Another book I love that is available for free download is T. Tembarom by Frances Hodgson Burnett, the author who wrote The Secret Garden (which I also have reread and loved.)

Darth_Algar's avatar

None really.

wilma's avatar

@janbb , I think that the others are as good, The Girl of the Limberlost is even better in my opinion.

Soubresaut's avatar

I’ve actually held onto the books I loved from childhood (that I had copies of), with the intention of rereading them at some point. I haven’t for most yet, but the ones I have reread I still love.

Dutchess_III's avatar

The Little House on the Prairie series. I read them in middle school, and again as an adult. It was amazing how my perspective changed! They’re great books either way, but in middle school they were an adventure. As an adult I felt SO SORRY for Caroline! It must have been some kind of hell for the poor woman.

anniereborn's avatar

The Velveteen Rabbit and The Lost Playground

Zaku's avatar

@Patty_Melt Every school library should have Ferdinand! I’m pretty sure I first read it at school. Well, I imagine they will have it now that there’s a mainstream animated film based on it… though hopefully they’ll have the lovely original version not some cartoon wacky version (I haven’t checked out the trailers yet).

janbb's avatar

Ferdinand is such a lovely, quiet story that I am sorry they made a movie of it.

kruger_d's avatar

Where the Wild Things Are, Something Queer is Going On, Blueberries for Sal, The Monster at the End of this Book, Goops and How not to be One.

Dutchess_III's avatar

I’m going to have to get a copy of Ferdinand for the grandkids. I’ve never read it.

Soubresaut's avatar

I realized I never really answered the question…. Thought I’d fix that!
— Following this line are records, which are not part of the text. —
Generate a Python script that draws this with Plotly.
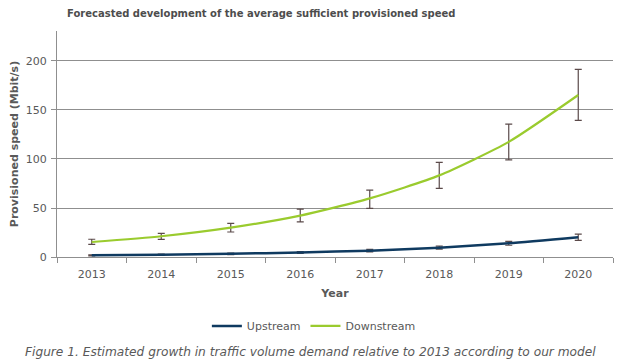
import plotly.graph_objects as go

years = ["2013", "2014", "2015", "2016", "2017", "2018", "2019", "2020"]
upstream = [1.7, 2.4, 3.3, 4.6, 6.5, 9.5, 14.0, 20.1]
upstream_err = [0.5, 0.6, 0.8, 1.0, 1.2, 1.5, 2.0, 3.2]
downstream = [15.3, 21.2, 30.0, 42.2, 59.8, 83.3, 117.5, 165.3]
downstream_err_plus = [2.8, 3.0, 4.4, 6.6, 8.4, 13.3, 18.0, 26.2]
downstream_err_minus = [2.4, 3.2, 4.5, 6.4, 10.1, 13.3, 18.5, 25.8]

title_text = "Forecasted development of the average sufficient provisioned speed"
caption = "Figure 1. Estimated growth in traffic volume demand relative to 2013 according to our model"

grey = "#595959"
grid = "#8f8f8f"
err_col = "#5b4a4a"

fig = go.Figure()
fig.add_trace(go.Scatter(
    x=years, y=upstream, name="Upstream", mode="lines",
    line=dict(color="#0f3a60", width=2.5, shape="spline", smoothing=0.6),
    error_y=dict(type="data", array=upstream_err, color=err_col, thickness=1.2, width=3.5),
))
fig.add_trace(go.Scatter(
    x=years, y=downstream, name="Downstream", mode="lines",
    line=dict(color="#9acb2e", width=2.2, shape="spline", smoothing=0.6),
    error_y=dict(type="data", symmetric=False, array=downstream_err_plus,
                 arrayminus=downstream_err_minus, color=err_col, thickness=1.2, width=3.5),
))

font_family = "DejaVu Sans, Verdana, sans-serif"
fig.update_layout(
    width=620, height=361,
    margin=dict(l=57, r=7, t=31, b=104, autoexpand=False),
    paper_bgcolor="white", plot_bgcolor="white",
    font=dict(family=font_family, size=11, color=grey),
    showlegend=True,
    legend=dict(orientation="h", x=0.462, xanchor="center", y=-0.305, yanchor="middle",
                font=dict(size=11, color=grey), itemwidth=30, traceorder="normal"),
    xaxis=dict(
        type="category", range=[-0.5, 7.5], automargin=False,
        showline=True, linecolor=grid, linewidth=1,
        ticks="outside", tickson="boundaries", ticklen=5, tickcolor=grid,
        ticklabelstandoff=7,
        showgrid=False,
        tickfont=dict(size=11, color=grey),
        title=dict(text="<b>Year</b>", font=dict(size=11, color=grey), standoff=9),
    ),
    yaxis=dict(
        range=[0, 230.6], tickvals=[0, 50, 100, 150, 200], automargin=False,
        showline=True, linecolor=grid, linewidth=1,
        showgrid=True, gridcolor=grid, gridwidth=1,
        ticks="outside", ticklen=5, tickcolor=grid,
        ticklabelstandoff=2,
        zeroline=False,
        tickfont=dict(size=11, color=grey),
        title=dict(text="<b>Provisioned speed (Mbit/s)</b>", font=dict(size=11, color=grey), standoff=4),
    ),
)

fig.add_annotation(
    text="<b>" + title_text + "</b>", xref="paper", yref="paper",
    x=(261 - 57) / 556, y=1 + (31 - 13) / 226, xanchor="center", yanchor="middle",
    showarrow=False, font=dict(size=10, color="#4d4d4d", family=font_family),
)
fig.add_annotation(
    text="<i>" + caption + "</i>", xref="paper", yref="paper",
    x=(310 - 57) / 556, y=-(352 - 257) / 226, xanchor="center", yanchor="middle",
    showarrow=False, font=dict(size=12.2, color=grey, family=font_family),
)

fig.write_html("out.html", config={"displayModeBar": False},
               post_script="document.body.style.margin='0';document.body.style.overflow='hidden';")
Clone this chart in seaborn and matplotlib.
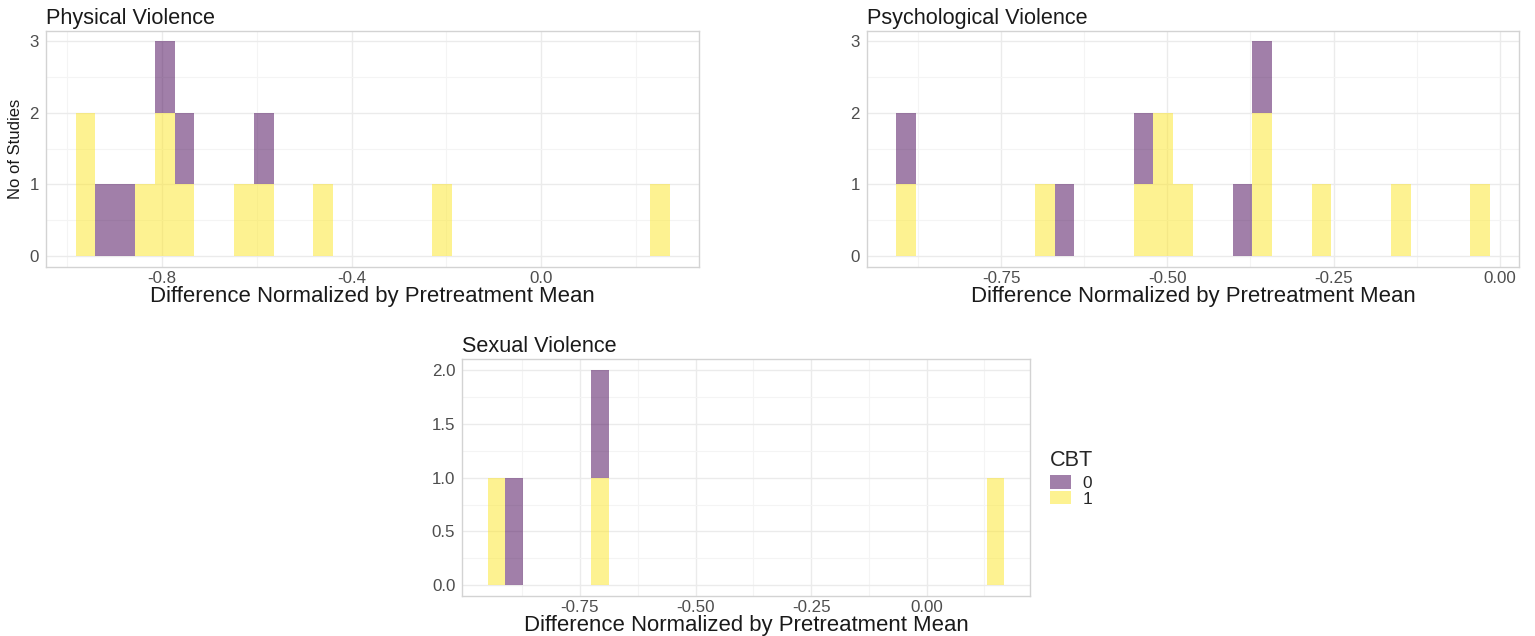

The books I’ve reread the most since childhood are the seven Harry Potter books (which is probably true for a good portion of people my age, if not most of them), and I still absolutely love them. My respect for JK Rowling has only grown with each rereading, and I hope that today’s kids read her stories and not just watching the movie approximations.

Also reread a book called Dragonflight semi-recently. It was the first book that, as a kid, I’d picked out of the adult fiction section of the bookstore all on my own, so I have a definite soft spot for it just for that reason. I think it was the combination of it having dragons and a female lead that attracted me. Reread it and still thoroughly enjoyed it.

Judy15's avatar

I still really like the secret garden by Louisa May Alcott

janbb's avatar

@Judy15 I like it too but it’s by Frances Hodgson Burnett. Little Women is by Alcott.